_What is being asked_.
Print the records below exactly, starting at the first line and stopping after the line that contains "return (px - P_L) / pw, (P_B - py) / ph". Leave out any pictures.

[BEGIN Dataset extract]

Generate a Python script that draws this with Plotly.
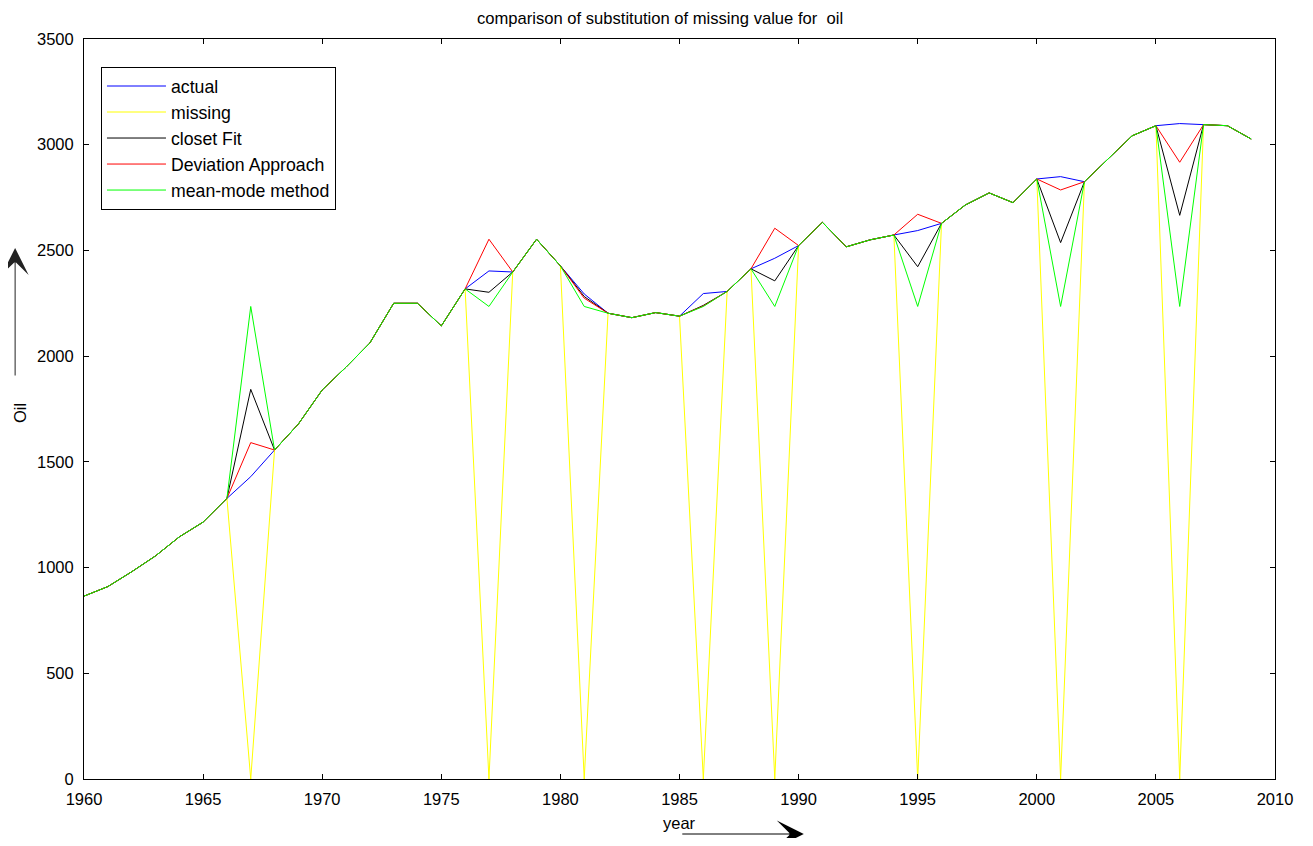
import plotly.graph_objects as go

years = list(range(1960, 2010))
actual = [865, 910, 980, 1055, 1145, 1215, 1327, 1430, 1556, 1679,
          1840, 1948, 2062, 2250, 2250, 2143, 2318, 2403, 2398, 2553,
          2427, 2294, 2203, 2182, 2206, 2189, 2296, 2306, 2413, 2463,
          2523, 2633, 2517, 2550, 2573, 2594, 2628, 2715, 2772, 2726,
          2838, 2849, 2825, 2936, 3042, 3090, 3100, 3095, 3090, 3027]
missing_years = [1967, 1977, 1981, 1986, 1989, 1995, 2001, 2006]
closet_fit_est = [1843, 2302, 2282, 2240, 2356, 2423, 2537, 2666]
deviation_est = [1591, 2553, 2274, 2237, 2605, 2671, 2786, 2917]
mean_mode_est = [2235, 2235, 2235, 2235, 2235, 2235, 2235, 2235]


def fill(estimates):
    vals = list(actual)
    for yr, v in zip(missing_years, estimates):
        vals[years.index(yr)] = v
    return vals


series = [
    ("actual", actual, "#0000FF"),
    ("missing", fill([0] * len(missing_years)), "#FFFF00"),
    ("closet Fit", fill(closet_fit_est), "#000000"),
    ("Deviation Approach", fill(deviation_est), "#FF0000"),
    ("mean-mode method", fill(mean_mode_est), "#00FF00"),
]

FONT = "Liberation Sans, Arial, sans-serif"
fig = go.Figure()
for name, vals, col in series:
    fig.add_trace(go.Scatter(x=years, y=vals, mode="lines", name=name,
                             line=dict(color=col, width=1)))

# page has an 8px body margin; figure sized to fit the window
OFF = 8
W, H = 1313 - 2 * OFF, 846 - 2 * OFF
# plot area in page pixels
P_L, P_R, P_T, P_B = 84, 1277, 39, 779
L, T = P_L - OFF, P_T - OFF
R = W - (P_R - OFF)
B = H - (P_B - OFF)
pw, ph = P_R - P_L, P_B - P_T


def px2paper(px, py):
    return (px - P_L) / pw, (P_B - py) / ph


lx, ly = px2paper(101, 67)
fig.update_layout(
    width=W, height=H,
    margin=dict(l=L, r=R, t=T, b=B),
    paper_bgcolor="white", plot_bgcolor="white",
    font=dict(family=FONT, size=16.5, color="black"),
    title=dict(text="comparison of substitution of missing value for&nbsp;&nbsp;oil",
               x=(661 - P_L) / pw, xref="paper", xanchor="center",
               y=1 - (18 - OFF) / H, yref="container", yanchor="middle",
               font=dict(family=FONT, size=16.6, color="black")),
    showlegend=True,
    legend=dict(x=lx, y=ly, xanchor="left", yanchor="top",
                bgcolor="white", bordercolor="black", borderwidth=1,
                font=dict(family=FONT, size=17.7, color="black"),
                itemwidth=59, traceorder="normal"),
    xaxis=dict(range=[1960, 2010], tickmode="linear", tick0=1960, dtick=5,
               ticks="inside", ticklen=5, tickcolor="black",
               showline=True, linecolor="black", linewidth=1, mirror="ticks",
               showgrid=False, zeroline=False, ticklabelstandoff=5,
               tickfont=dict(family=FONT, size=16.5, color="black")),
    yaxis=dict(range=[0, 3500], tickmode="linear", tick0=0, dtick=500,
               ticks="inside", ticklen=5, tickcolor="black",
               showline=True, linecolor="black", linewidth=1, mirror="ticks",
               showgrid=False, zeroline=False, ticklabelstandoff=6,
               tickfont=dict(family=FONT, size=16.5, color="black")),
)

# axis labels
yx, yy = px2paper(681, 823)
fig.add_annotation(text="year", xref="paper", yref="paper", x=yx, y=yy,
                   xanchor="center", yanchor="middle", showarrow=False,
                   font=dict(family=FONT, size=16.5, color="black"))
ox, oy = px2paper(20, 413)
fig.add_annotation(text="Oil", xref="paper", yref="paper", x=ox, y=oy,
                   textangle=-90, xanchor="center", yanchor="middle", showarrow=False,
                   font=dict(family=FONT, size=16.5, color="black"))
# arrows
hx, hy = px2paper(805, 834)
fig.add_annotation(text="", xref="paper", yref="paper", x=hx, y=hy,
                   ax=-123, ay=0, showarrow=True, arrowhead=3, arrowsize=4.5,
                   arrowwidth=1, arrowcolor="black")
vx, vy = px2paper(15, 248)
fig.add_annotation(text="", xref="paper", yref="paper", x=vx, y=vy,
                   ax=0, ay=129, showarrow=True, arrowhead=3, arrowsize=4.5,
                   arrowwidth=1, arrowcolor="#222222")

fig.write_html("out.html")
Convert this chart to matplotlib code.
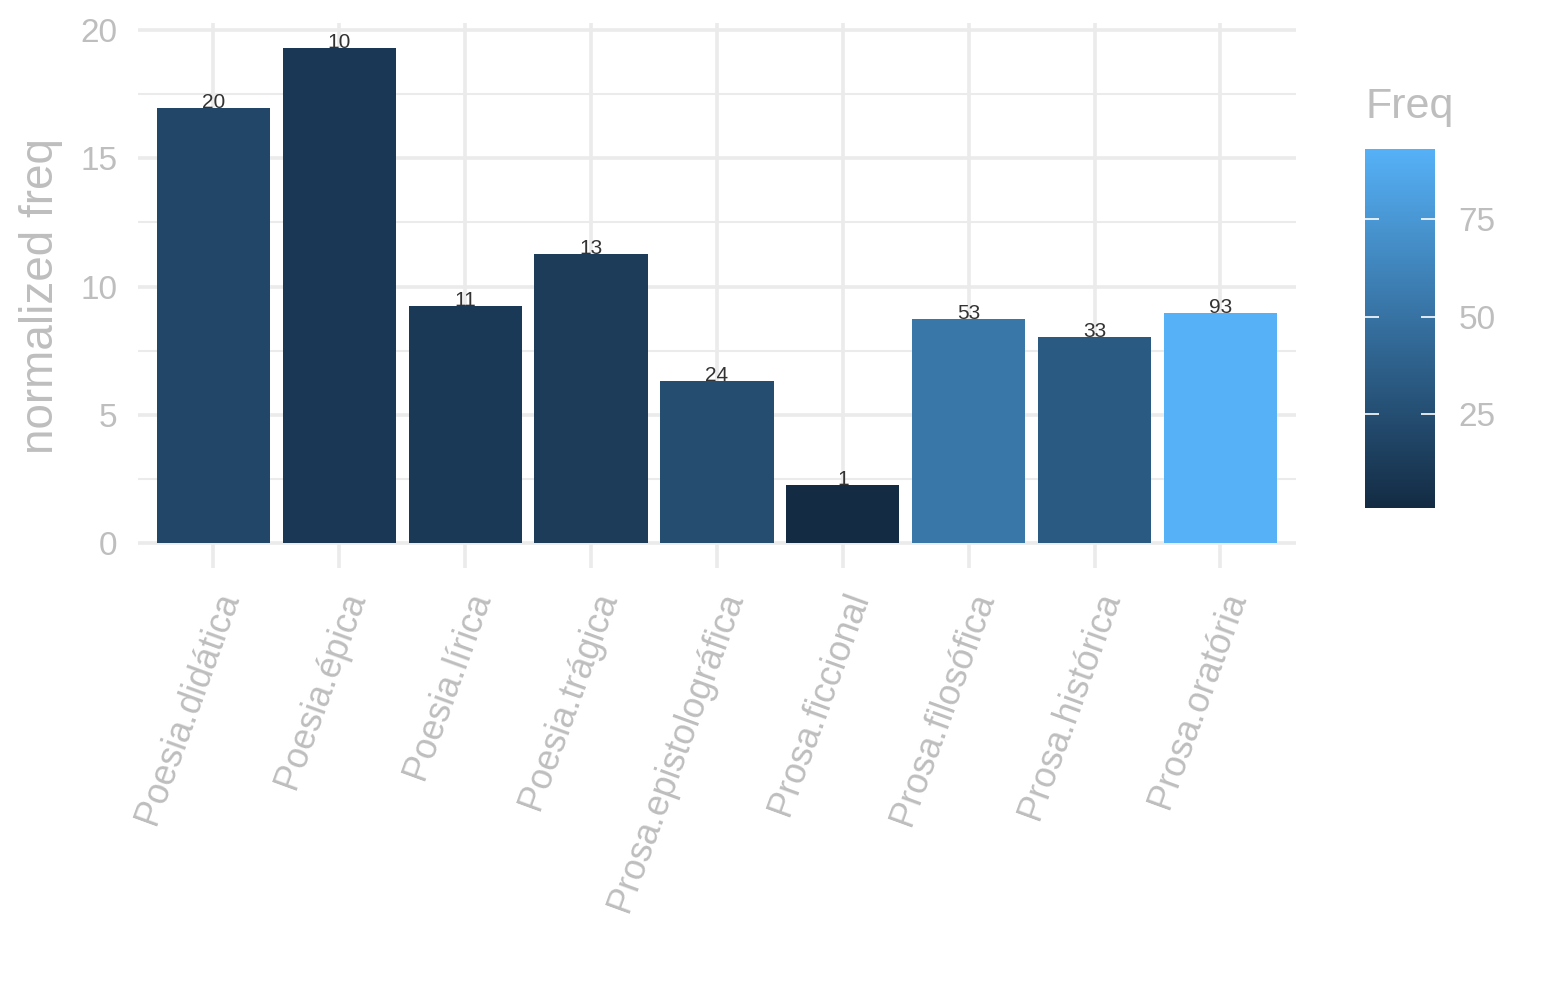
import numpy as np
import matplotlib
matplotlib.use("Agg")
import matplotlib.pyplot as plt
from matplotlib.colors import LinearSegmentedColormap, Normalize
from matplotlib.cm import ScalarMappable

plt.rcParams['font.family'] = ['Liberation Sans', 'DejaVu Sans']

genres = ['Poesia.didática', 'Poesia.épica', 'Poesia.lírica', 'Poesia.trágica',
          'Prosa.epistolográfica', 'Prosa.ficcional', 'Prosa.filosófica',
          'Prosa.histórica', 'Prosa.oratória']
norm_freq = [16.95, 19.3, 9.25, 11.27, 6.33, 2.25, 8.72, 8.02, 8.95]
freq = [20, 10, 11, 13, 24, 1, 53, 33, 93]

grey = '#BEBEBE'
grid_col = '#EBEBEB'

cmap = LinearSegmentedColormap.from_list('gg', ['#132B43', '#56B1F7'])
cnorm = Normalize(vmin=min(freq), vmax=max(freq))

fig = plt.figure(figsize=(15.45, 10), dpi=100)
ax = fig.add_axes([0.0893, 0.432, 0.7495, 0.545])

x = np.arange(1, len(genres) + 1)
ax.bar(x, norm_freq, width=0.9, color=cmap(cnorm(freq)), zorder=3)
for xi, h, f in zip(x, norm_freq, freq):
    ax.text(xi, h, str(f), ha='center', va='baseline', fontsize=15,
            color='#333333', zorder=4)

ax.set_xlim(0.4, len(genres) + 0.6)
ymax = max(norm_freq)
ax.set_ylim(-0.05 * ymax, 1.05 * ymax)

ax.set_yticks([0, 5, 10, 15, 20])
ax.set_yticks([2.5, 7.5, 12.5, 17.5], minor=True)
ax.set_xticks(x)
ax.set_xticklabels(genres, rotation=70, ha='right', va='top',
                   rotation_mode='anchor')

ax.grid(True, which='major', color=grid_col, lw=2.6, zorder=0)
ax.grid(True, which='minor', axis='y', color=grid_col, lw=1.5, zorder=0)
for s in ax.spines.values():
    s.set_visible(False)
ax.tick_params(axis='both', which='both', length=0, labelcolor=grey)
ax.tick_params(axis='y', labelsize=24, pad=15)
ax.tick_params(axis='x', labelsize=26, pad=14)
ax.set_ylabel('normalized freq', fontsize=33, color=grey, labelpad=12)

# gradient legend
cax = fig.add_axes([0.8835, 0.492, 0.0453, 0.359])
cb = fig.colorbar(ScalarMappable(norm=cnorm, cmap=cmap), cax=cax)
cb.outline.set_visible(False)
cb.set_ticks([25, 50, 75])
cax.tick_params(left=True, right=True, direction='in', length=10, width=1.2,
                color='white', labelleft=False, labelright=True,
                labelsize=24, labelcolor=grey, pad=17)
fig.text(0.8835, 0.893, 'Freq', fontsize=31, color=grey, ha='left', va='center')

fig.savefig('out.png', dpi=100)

[END Dataset extract]

_Answer_.
Generate a Python script that draws this with Plotly.
import plotly.graph_objects as go

years = list(range(1960, 2010))
actual = [865, 910, 980, 1055, 1145, 1215, 1327, 1430, 1556, 1679,
          1840, 1948, 2062, 2250, 2250, 2143, 2318, 2403, 2398, 2553,
          2427, 2294, 2203, 2182, 2206, 2189, 2296, 2306, 2413, 2463,
          2523, 2633, 2517, 2550, 2573, 2594, 2628, 2715, 2772, 2726,
          2838, 2849, 2825, 2936, 3042, 3090, 3100, 3095, 3090, 3027]
missing_years = [1967, 1977, 1981, 1986, 1989, 1995, 2001, 2006]
closet_fit_est = [1843, 2302, 2282, 2240, 2356, 2423, 2537, 2666]
deviation_est = [1591, 2553, 2274, 2237, 2605, 2671, 2786, 2917]
mean_mode_est = [2235, 2235, 2235, 2235, 2235, 2235, 2235, 2235]


def fill(estimates):
    vals = list(actual)
    for yr, v in zip(missing_years, estimates):
        vals[years.index(yr)] = v
    return vals


series = [
    ("actual", actual, "#0000FF"),
    ("missing", fill([0] * len(missing_years)), "#FFFF00"),
    ("closet Fit", fill(closet_fit_est), "#000000"),
    ("Deviation Approach", fill(deviation_est), "#FF0000"),
    ("mean-mode method", fill(mean_mode_est), "#00FF00"),
]

FONT = "Liberation Sans, Arial, sans-serif"
fig = go.Figure()
for name, vals, col in series:
    fig.add_trace(go.Scatter(x=years, y=vals, mode="lines", name=name,
                             line=dict(color=col, width=1)))

# page has an 8px body margin; figure sized to fit the window
OFF = 8
W, H = 1313 - 2 * OFF, 846 - 2 * OFF
# plot area in page pixels
P_L, P_R, P_T, P_B = 84, 1277, 39, 779
L, T = P_L - OFF, P_T - OFF
R = W - (P_R - OFF)
B = H - (P_B - OFF)
pw, ph = P_R - P_L, P_B - P_T


def px2paper(px, py):
    return (px - P_L) / pw, (P_B - py) / ph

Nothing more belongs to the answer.